Context
ShopNow is testing a redesigned checkout call-to-action button on mobile web. The product manager asks: How long should we run the experiment, and what should we consider before deciding whether to stop and ship?
Hypothesis Seed
The new CTA uses clearer copy and stronger contrast, and the team believes it will increase completed purchase rate by reducing hesitation on the final checkout step. The expected gain is modest, so the team wants a disciplined experiment rather than relying on early directional results.
Constraints
- Eligible traffic: 120,000 mobile checkout sessions per day
- Current completed purchase rate from checkout start: 12.0%
- Engineering wants a decision within 21 days
- False positives are costly because a bad launch directly reduces revenue
- False negatives are also meaningful because this is a high-traffic funnel step
- The team can randomize 50/50 after a 1-day instrumentation ramp
Task
- Define the hypothesis, primary metric, secondary metrics, and guardrails.

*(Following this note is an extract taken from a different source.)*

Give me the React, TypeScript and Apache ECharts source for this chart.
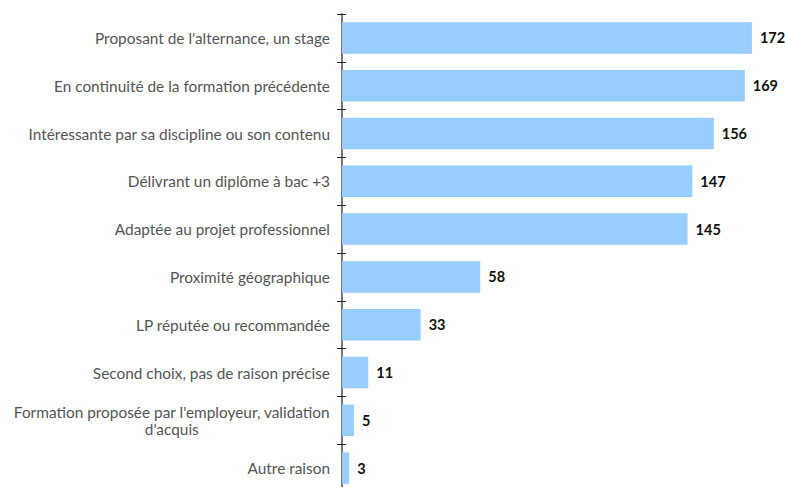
import React, { useEffect, useRef } from "react";
import * as echarts from "echarts";

const categories = [
  "Proposant de l'alternance, un stage",
  "En continuité de la formation précédente",
  "Intéressante par sa discipline ou son contenu",
  "Délivrant un diplôme à bac +3",
  "Adaptée au projet professionnel",
  "Proximité géographique",
  "LP réputée ou recommandée",
  "Second choix, pas de raison précise",
  "Formation proposée par l'employeur, validation\nd'acquis",
  "Autre raison",
];
const values = [172, 169, 156, 147, 145, 58, 33, 11, 5, 3];

const FONT = "Lato, 'Noto Sans', sans-serif";
const LABEL_SIZE = 15.4;

export default function App() {
  const ref = useRef<HTMLDivElement>(null);
  useEffect(() => {
    document.body.style.margin = "0";
    const chart = echarts.init(ref.current!, null, { renderer: "svg" });
    chart.setOption({
      animation: false,
      grid: {
        left: 342,
        width: 429,
        top: 14,
        height: 478,
        containLabel: false,
        outerBoundsMode: "none",
      },
      xAxis: {
        type: "value",
        min: 0,
        max: 180,
        show: false,
      },
      yAxis: [
        {
          type: "category",
          data: categories,
          inverse: true,
          axisLine: { show: true, lineStyle: { color: "#777", width: 2 } },
          axisTick: { show: true, length: 5, lineStyle: { color: "#222", width: 1 } },
          axisLabel: {
            margin: 12,
            color: "#555",
            fontSize: LABEL_SIZE,
            fontFamily: FONT,
            lineHeight: 17,
            formatter: (v: string) =>
              v.indexOf("\n") >= 0
                ? v.split("\n").map((s) => `{c|${s}}`).join("\n")
                : v,
            rich: {
              c: { align: "center", color: "#555", fontSize: LABEL_SIZE, fontFamily: FONT, lineHeight: 17 },
            },
          },
        },
        {
          type: "category",
          data: categories,
          inverse: true,
          position: "left",
          axisLine: { show: false },
          axisTick: { show: true, inside: true, length: 4, lineStyle: { color: "#222", width: 1 } },
          axisLabel: { show: false },
        },
      ],
      series: [
        {
          type: "bar",
          data: values,
          barCategoryGap: "34%",
          itemStyle: { color: "#99CCFF" },
          label: {
            show: true,
            position: "right",
            distance: 8,
            color: "#111",
            fontSize: 14.5,
            fontWeight: "bold",
            fontFamily: FONT,
          },
        },
      ],
    });
    return () => chart.dispose();
  }, []);
  return <div ref={ref} style={{ width: 785, height: 487 }} />;
}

Be explicit about the minimum detectable effect (MDE) you would power for.
- Calculate the required sample size and translate it into a recommended experiment duration using the traffic provided. Show the math and state any assumptions.

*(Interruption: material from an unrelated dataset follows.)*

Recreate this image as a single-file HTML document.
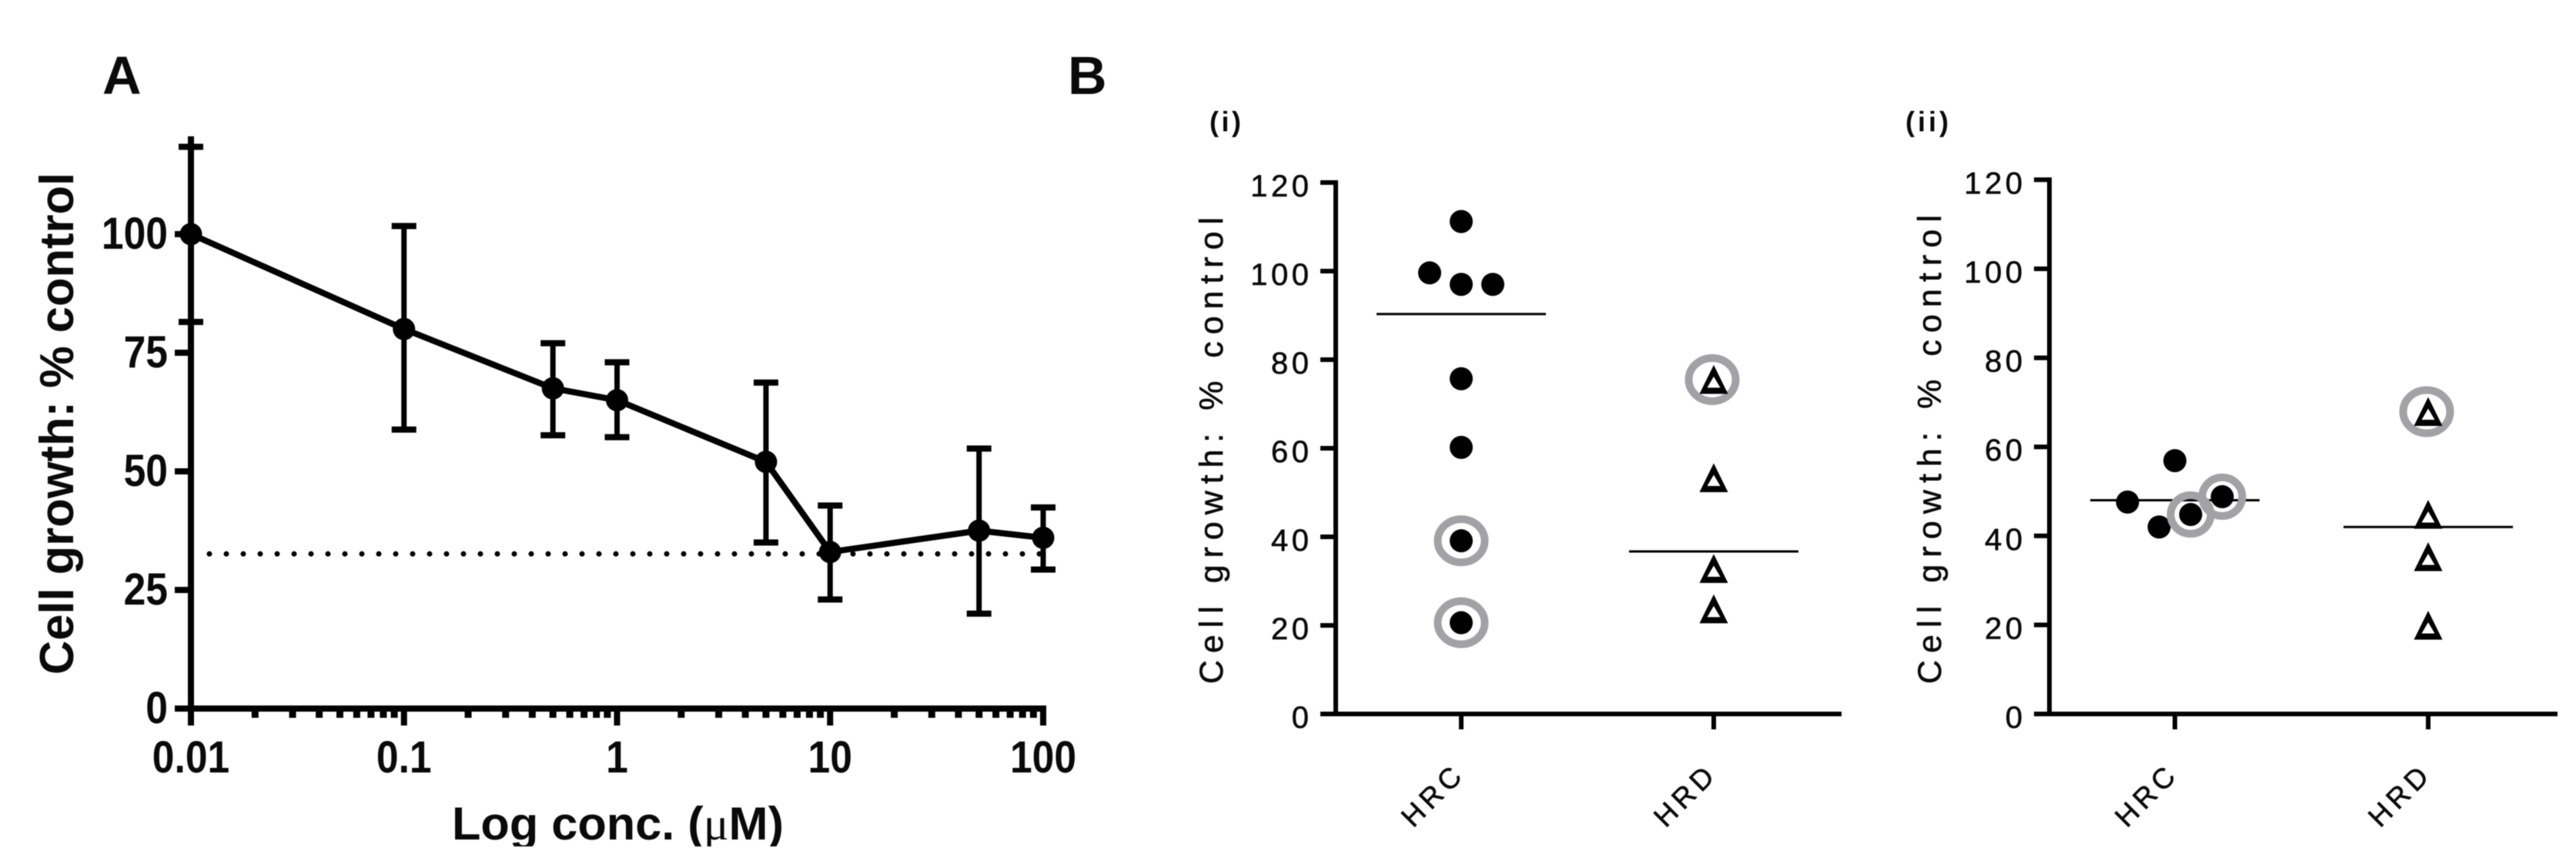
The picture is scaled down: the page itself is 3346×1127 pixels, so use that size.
<!DOCTYPE html>
<html lang="en">
<head>
<meta charset="utf-8">
<title>Cell growth dose response and HRC/HRD scatter</title>
<style>
  html, body { margin: 0; padding: 0; background: #fff; }
  #figure { display: block; width: 3346px; height: 1127px; filter: blur(0.6px); }
  text { font-family: "Liberation Sans", sans-serif; fill: #0a0a0a; }
  .thin { stroke: #0a0a0a; stroke-width: 0.6px; }
</style>
</head>
<body>
<svg id="figure" xmlns="http://www.w3.org/2000/svg" width="3346" height="1127" viewBox="0 0 3346 1127">
  <rect width="3346" height="1127" fill="#fff"></rect>
  <text x="133" y="122" font-size="70" font-weight="bold">A</text>
  <text x="1387" y="122" font-size="70" font-weight="bold">B</text>
  <text x="1571" y="170.5" font-size="36" font-weight="bold" textLength="41">(i)</text>
  <text x="2475" y="170.5" font-size="36" font-weight="bold" textLength="56">(ii)</text>

  <text transform="translate(95,876) rotate(-90)" font-size="62" font-weight="bold" textLength="652" lengthAdjust="spacingAndGlyphs">Cell growth: % control</text>
  <text x="587" y="1090" font-size="60" font-weight="bold" textLength="431" lengthAdjust="spacingAndGlyphs">Log conc. (<tspan font-family="Liberation Serif, serif" font-weight="normal">μ</tspan>M)</text>
  <rect x="500" y="1099" width="600" height="28" fill="#fff"></rect>
  <text class="thin" transform="translate(1588,888) rotate(-90)" font-size="43" textLength="606" lengthAdjust="spacing">Cell growth: % control</text>
  <text class="thin" transform="translate(2521,888) rotate(-90)" font-size="43" textLength="609" lengthAdjust="spacing">Cell growth: % control</text>

  <g id="panel-a"></g>
  <g id="panel-i"></g>
  <g id="panel-ii"></g>
</svg>

<script>
// ---- Panel A data ----
const doseConcentrations = [0.01, 0.1, 0.5, 1, 5, 10, 50, 100];
const doseMeans = [100, 80, 67.5, 65, 52, 33, 37.5, 36];
const doseErrorHigh = [118.4, 101.7, 77, 73, 68.7, 42.8, 54.8, 42.4];
const doseErrorLow = [81.5, 58.8, 57.6, 57.2, 35, 23, 20, 29.3];
const doseReferenceLevel = [32.6];
const doseXTicks = [0.01, 0.1, 1, 10, 100];
const doseXTickLabels = ['0.01', '0.1', '1', '10', '100'];
const doseYTicks = [0, 25, 50, 75, 100];
const doseYTickLabels = ['0', '25', '50', '75', '100'];

// ---- Panel B data ----
const scatterYTicks = [0, 20, 40, 60, 80, 100, 120];
const scatterGroups = ['HRC', 'HRD'];

const panelIHrcValues = [111.2, 99.6, 97, 97, 75.7, 60.2, 39.1, 20.6];
const panelIHrcSwarmSlots = [0, -1, 0, 1, 0, 0, 0, 0];
const panelIHrcRinged = [false, false, false, false, false, false, true, true];
const panelIHrcMean = [90.3];
const panelIHrdValues = [75.5, 53.3, 32.8, 23.7];
const panelIHrdSwarmSlots = [0, 0, 0, 0];
const panelIHrdRinged = [true, false, false, false];
const panelIHrdMean = [36.7];

const panelIiHrcValues = [56.9, 47.6, 42, 44.8, 48.8];
const panelIiHrcSwarmSlots = [0, -1.5, -0.5, 0.5, 1.5];
const panelIiHrcRinged = [false, false, false, true, true];
const panelIiHrcMean = [48];
const panelIiHrdValues = [67.9, 44.8, 35.3, 19.9];
const panelIiHrdSwarmSlots = [0, 0, 0, 0];
const panelIiHrdRinged = [true, false, false, false];
const panelIiHrdMean = [42];

// ---- Helpers ----
const SVG_NS = 'http://www.w3.org/2000/svg';
function make(parent, tag, attrs, text) {
  const el = document.createElementNS(SVG_NS, tag);
  for (const k in attrs) el.setAttribute(k, attrs[k]);
  if (text !== undefined) el.textContent = text;
  parent.appendChild(el);
  return el;
}
function seg(parent, x1, y1, x2, y2, w, cap) {
  return make(parent, 'line', { x1, y1, x2, y2, stroke: '#000', 'stroke-width': w, 'stroke-linecap': cap || 'butt' });
}

// ---- Panel A ----
(function drawPanelA() {
  const g = document.getElementById('panel-a');
  const xScale = v => 248 + (Math.log10(v) + 2) * 276.75;
  const yScale = v => 920 - v * 6.16;

  const xAxis = seg(g, 248, 920, 1359, 920, 8);
  
  
  const yAxis = seg(g, 248, 177, 248, 924, 8);
  
  

  doseYTicks.forEach((v, i) => {
    const t = seg(g, 227, yScale(v), 248, yScale(v), 8);
    
    
    const l = make(g, 'text', {
      transform: 'translate(218,' + (yScale(v) + 19) + ') scale(0.89,1)',
      'font-size': 58, 'font-weight': 'bold', 'text-anchor': 'end'
    }, doseYTickLabels[i]);
    
    
  });

  doseXTicks.forEach((v, i) => {
    const t = seg(g, xScale(v), 920, xScale(v), 942, 8);
    
    
    const l = make(g, 'text', {
      transform: 'translate(' + xScale(v) + ',1003) scale(0.89,1)',
      'font-size': 58, 'font-weight': 'bold', 'text-anchor': 'middle'
    }, doseXTickLabels[i]);
    
    
    if (i < doseXTicks.length - 1) {
      for (let m = 2; m <= 9; m++) {
        const mt = seg(g, xScale(v * m), 920, xScale(v * m), 932, 9);
        
        
      }
    }
  });

  const ref = make(g, 'line', {
    x1: 272, y1: yScale(doseReferenceLevel[0]), x2: 1355, y2: yScale(doseReferenceLevel[0]),
    stroke: '#000', 'stroke-width': 7, 'stroke-dasharray': '0 22', 'stroke-linecap': 'round'
  });
  
  

  doseConcentrations.forEach((c, i) => {
    const x = xScale(c);
    const e = seg(g, x, yScale(doseErrorHigh[i]), x, yScale(doseErrorLow[i]), 7);
    
    
    [doseErrorHigh[i], doseErrorLow[i]].forEach(v => {
      const cap = seg(g, x - 16, yScale(v), x + 16, yScale(v), 8);
      
      
    });
  });

  const pts = doseConcentrations.map((c, i) => xScale(c) + ',' + yScale(doseMeans[i])).join(' ');
  const line = make(g, 'polyline', { points: pts, fill: 'none', stroke: '#000', 'stroke-width': 8, 'stroke-linejoin': 'round' });
  
  

  doseConcentrations.forEach((c, i) => {
    const p = make(g, 'circle', { cx: xScale(c), cy: yScale(doseMeans[i]), r: 14.5, fill: '#000' });
    
    
  });
})();

// ---- Panel B ----
function drawScatterPanel(cfg) {
  const g = document.getElementById(cfg.id);
  const yScale = v => cfg.y0 - v * cfg.yUnit;
  const slotWidth = 41;

  const xAxis = seg(g, cfg.axisX - 3, cfg.y0, cfg.axisEnd, cfg.y0, 6);
  
  
  const yAxis = seg(g, cfg.axisX, yScale(120) - 3, cfg.axisX, cfg.y0 + 3, 6);
  
  

  scatterYTicks.forEach(v => {
    const t = seg(g, cfg.axisX - 20, yScale(v), cfg.axisX, yScale(v), 6);
    
    
    const l = make(g, 'text', {
      class: 'thin',
      x: cfg.axisX - 30.5, y: yScale(v) + 18, 'font-size': 40, 'text-anchor': 'end', 'letter-spacing': 4.5
    }, String(v));
    
    
  });

  scatterGroups.forEach((name, i) => {
    const cx = cfg.groupX[i];
    const t = seg(g, cx, cfg.y0, cx, cfg.y0 + 20, 6);
    
    
    const l = make(g, 'text', {
      class: 'thin',
      transform: 'translate(' + (cx - 37) + ',1032) rotate(-45)',
      y: 13, 'font-size': 37, 'text-anchor': 'middle', 'letter-spacing': 6
    }, name);
    
    

    const s = cfg.series[i];
    const mean = seg(g, cx - cfg.meanHalf, yScale(s.mean[0]), cx + cfg.meanHalf, yScale(s.mean[0]), 3);
    
    

    s.values.forEach((v, j) => {
      const px = cx + s.slots[j] * slotWidth;
      const py = yScale(v);
      if (s.ringed[j]) {
        const ring = make(g, 'ellipse', {
          cx: px - (i === 1 ? 2 : 0), cy: py, rx: s.ringRx, ry: s.ringRy, fill: 'none', stroke: '#a2a2a6', 'stroke-width': 10
        });
        
        
      }
      if (i === 0) {
        const dot = make(g, 'circle', { cx: px, cy: py, r: 15, fill: '#000' });
        
        
      } else {
        const tri = make(g, 'path', {
          d: 'M' + px + ' ' + (py - 19) + 'L' + (px + 18.5) + ' ' + (py + 18.5) + 'L' + (px - 18.5) + ' ' + (py + 18.5) + 'Z' +
             'M' + px + ' ' + (py - 4) + 'L' + (px - 8.5) + ' ' + (py + 10.5) + 'L' + (px + 8.5) + ' ' + (py + 10.5) + 'Z',
          fill: '#000', 'fill-rule': 'evenodd'
        });
        
        
      }
    });
  });
}

drawScatterPanel({
  id: 'panel-i', axisX: 1735, axisEnd: 2392, y0: 927, yUnit: 5.75,
  groupX: [1898, 2226], meanHalf: 110,
  series: [
    { values: panelIHrcValues, slots: panelIHrcSwarmSlots, ringed: panelIHrcRinged, mean: panelIHrcMean, ringRx: 30.5, ringRy: 28 },
    { values: panelIHrdValues, slots: panelIHrdSwarmSlots, ringed: panelIHrdRinged, mean: panelIHrdMean, ringRx: 30.5, ringRy: 28 }
  ]
});
drawScatterPanel({
  id: 'panel-ii', axisX: 2662, axisEnd: 3322, y0: 927, yUnit: 5.78,
  groupX: [2825, 3154], meanHalf: 110,
  series: [
    { values: panelIiHrcValues, slots: panelIiHrcSwarmSlots, ringed: panelIiHrcRinged, mean: panelIiHrcMean, ringRx: 26, ringRy: 25 },
    { values: panelIiHrdValues, slots: panelIiHrdSwarmSlots, ringed: panelIiHrdRinged, mean: panelIiHrdMean, ringRx: 30.5, ringRy: 28 }
  ]
});
</script>
</body>
</html>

- Choose the unit of randomization and explain whether your unit of analysis matches it. If not, explain how you will analyze correctly.
- Pre-register the analysis plan: statistical test, alpha, power, peeking policy, multiple-comparison policy, and how you will check for sample ratio mismatch.
- State a clear ship / don’t ship / iterate decision rule that uses both the primary metric and guardrails, and explain what additional considerations matter before deciding the experiment has run long enough (for example weekly seasonality, novelty effects, or operational anomalies).